I've seen it, it's pretty good! but doesn't quite get to the challenge I'm talking about. Take the mechanic from Mario where the tiles flip, for example. Before you can think of how to introduce the mechanic to the player and subsequently present him with more challenging situations that require more sophisticated strategies, you have to figure out what exactly constitute these challenges and strategies. What layout patterns are too hard/easy, which grid size is too big, too small, too narrow, and what kind of enemies combine well with them, which don't? These things have to be well defined and are then used to create the levels. It's all based on experimentation, and I find that hard.
I guess I'm not talking about "level design" exacly, but an almost invisible step preceding it. You can tell that when someone analyze a game, like the video, they already have the knowledge of what a good level using the mechanic looks like and take that for granted.
Yeah, i get what you mean.
Well, i believe it all comes down to what the player does in the most basic level.
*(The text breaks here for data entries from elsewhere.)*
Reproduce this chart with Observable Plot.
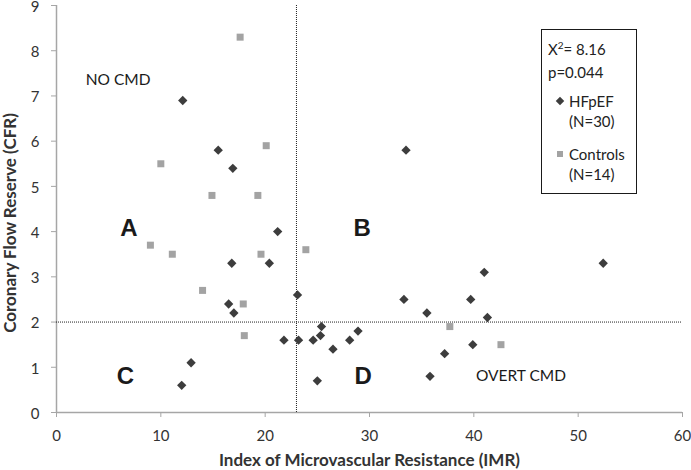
<!DOCTYPE html>
<html><head><meta charset="utf-8">
<script src="https://cdn.jsdelivr.net/npm/d3@7"></script>
<script src="https://cdn.jsdelivr.net/npm/@observablehq/plot@0.6"></script>
<style>
body{margin:0;background:#fff;font-family:Lato,sans-serif;}
#wrap{position:relative;width:691px;height:470px;}
.lg{position:absolute;font-family:Lato,sans-serif;font-size:15px;color:#222;line-height:18px;white-space:nowrap;}
#box{position:absolute;left:541px;top:29px;width:96px;height:165px;border:1.5px solid #1a1a1a;box-sizing:border-box;}
</style></head><body><div id="wrap"></div>
<script>
// HFpEF (N=30)
const hfpefIMR = [12.1,15.5,16.9,21.2,16.8,20.4,23.1,16.5,17.0,21.8,23.2,24.6,25.4,25.3,12.9,12.0,25.0,33.5,52.4,41.0,33.3,39.7,35.5,41.3,28.9,28.1,26.5,39.9,37.2,35.8];
const hfpefCFR = [6.9,5.8,5.4,4.0,3.3,3.3,2.6,2.4,2.2,1.6,1.6,1.6,1.9,1.7,1.1,0.6,0.7,5.8,3.3,3.1,2.5,2.5,2.2,2.1,1.8,1.6,1.4,1.5,1.3,0.8];
// Controls (N=14)
const controlIMR = [17.6,20.1,10.0,14.9,19.3,9.0,11.1,19.6,23.9,14.0,17.9,18.0,37.7,42.6];
const controlCFR = [8.3,5.9,5.5,4.8,4.8,3.7,3.5,3.5,3.6,2.7,2.4,1.7,1.9,1.5];
// cut-offs
const imrCut = 23;
const cfrCut = 2;
// ticks
const xTicks = [0,10,20,30,40,50,60];
const yTicks = [0,1,2,3,4,5,6,7,8,9];
// quadrant annotations
const quadLabels = ["A","B","C","D"];
const quadIMR = [6.95,29.3,6.6,29.4];
const quadCFR = [4.08,4.08,0.79,0.81];
const noteLabels = ["NO CMD","OVERT CMD"];
const noteIMR = [2.8,40.2];
const noteCFR = [7.36,0.81];
const xTitle = "Index of Microvascular Resistance (IMR)";
const yTitle = "Coronary Flow Reserve (CFR)";

const hf = hfpefIMR.map((v,i)=>({imr:v,cfr:hfpefCFR[i]}));
const ct = controlIMR.map((v,i)=>({imr:v,cfr:controlCFR[i]}));
const quads = quadLabels.map((t,i)=>({t,imr:quadIMR[i],cfr:quadCFR[i]}));
const notes = noteLabels.map((t,i)=>({t,imr:noteIMR[i],cfr:noteCFR[i]}));

const dark = "#3d3d3d", light = "#a3a3a3", axisGray = "#a6a6a6";

const plot = Plot.plot({
  width:691, height:470,
  marginLeft:56, marginRight:9, marginTop:5, marginBottom:58,
  style:{fontFamily:"Lato, sans-serif", fontSize:"15px", background:"#fff", color:"#333"},
  x:{domain:[0,60], label:null},
  y:{domain:[0,9], label:null},
  marks:[
    Plot.axisX({ticks:xTicks, tickSize:5, tickPadding:13, stroke:axisGray, fill:"#333", label:null, tickFormat:d=>String(d)}),
    Plot.axisY({ticks:yTicks, tickSize:5, stroke:axisGray, label:null, tickFormat:()=>""}),
    Plot.axisY({ticks:yTicks, tickSize:0, tickPadding:17, fill:"#333", label:null, tickFormat:d=>String(d), dy:1.5}),
    Plot.ruleY([0], {stroke:axisGray, strokeWidth:1.5}),
    Plot.ruleX([0], {stroke:axisGray, strokeWidth:1.5}),
    Plot.ruleX([imrCut], {stroke:"#222", strokeWidth:1, strokeDasharray:"1,1"}),
    Plot.ruleY([cfrCut], {stroke:"#222", strokeWidth:1, strokeDasharray:"1,1"}),
    Plot.dot(hf, {x:"imr", y:"cfr", symbol:"diamond2", r:4.2, fill:dark, stroke:"none"}),
    Plot.dot(ct, {x:"imr", y:"cfr", symbol:"square", r:3.95, fill:light, stroke:"none"}),
    Plot.text(quads, {x:"imr", y:"cfr", text:"t", fontFamily:"Liberation Sans, Arial, sans-serif", fontWeight:"bold", fontSize:24, fill:"#1a1a1a", textAnchor:"middle", lineAnchor:"middle"}),
    Plot.text(notes, {x:"imr", y:"cfr", text:"t", fontSize:15.5, fill:"#1a1a1a", textAnchor:"start", lineAnchor:"middle"}),
    Plot.text([xTitle], {frameAnchor:"bottom", dy:48, text:d=>d, fontWeight:"bold", fontSize:17, fill:"#333", textAnchor:"middle", lineAnchor:"middle"}),
    Plot.text([yTitle], {frameAnchor:"left", dx:-46, dy:14, rotate:-90, text:d=>d, fontWeight:"bold", fontSize:17, fill:"#333", textAnchor:"middle", lineAnchor:"middle"})
  ]
});
const wrap = document.getElementById("wrap");
wrap.appendChild(plot);

// legend box overlay
const box = document.createElement("div"); box.id="box"; wrap.appendChild(box);
function add(html, left, cy){
  const s=document.createElement("div"); s.className="lg"; s.innerHTML=html;
  s.style.left=left+"px"; s.style.top=(cy-9)+"px"; wrap.appendChild(s);
}
add("X<sup style='font-size:10px;vertical-align:6px;line-height:0'>2</sup>= 8.16",548,49);
add("p=0.044",548,72);
add("HFpEF",569,101);
add("(N=30)",569,121);
add("Controls",569,154);
add("(N=14)",569,174);
const dm=document.createElement("div");
dm.style.cssText=`position:absolute;left:${560-3}px;top:${101-3}px;width:6px;height:6px;background:${dark};transform:rotate(45deg);`;
wrap.appendChild(dm);
const sq=document.createElement("div");
sq.style.cssText=`position:absolute;left:${559.5-3}px;top:${154-3}px;width:6px;height:6px;background:${light};`;
wrap.appendChild(sq);
</script>
</body></html>
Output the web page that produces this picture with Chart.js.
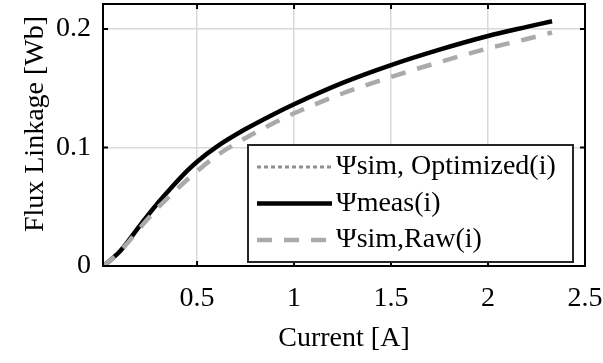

In the case of mario everything boils down to jumping and running with him. So i would place a bet that the size of the tiles, the spacing, the timing it rotates, and everything else relating to it is firstly compared to the Mario mechanics.
For instance, rewatching the video, it seems to me that the lenght of mario's jump is th length of the tile, so if he jumps from the middle of a tile directly to another tile, it will land in the middle of it. The time it stays still before rotating is exactly the time it takes to jump, land and run two steps, so the player will always have this window of oportunity of two steps to avoid an error or correct a wrong jump, or something like that. But i'm just speculating and can't really be sure of any of it.
In any case yeah, it is somewhat based on simple experimentation, trial and error, and whatnot. But i believe you can filter down how much, or how far you'll have to trial and error if you have in mind the most basic action the player will be doing the whole game.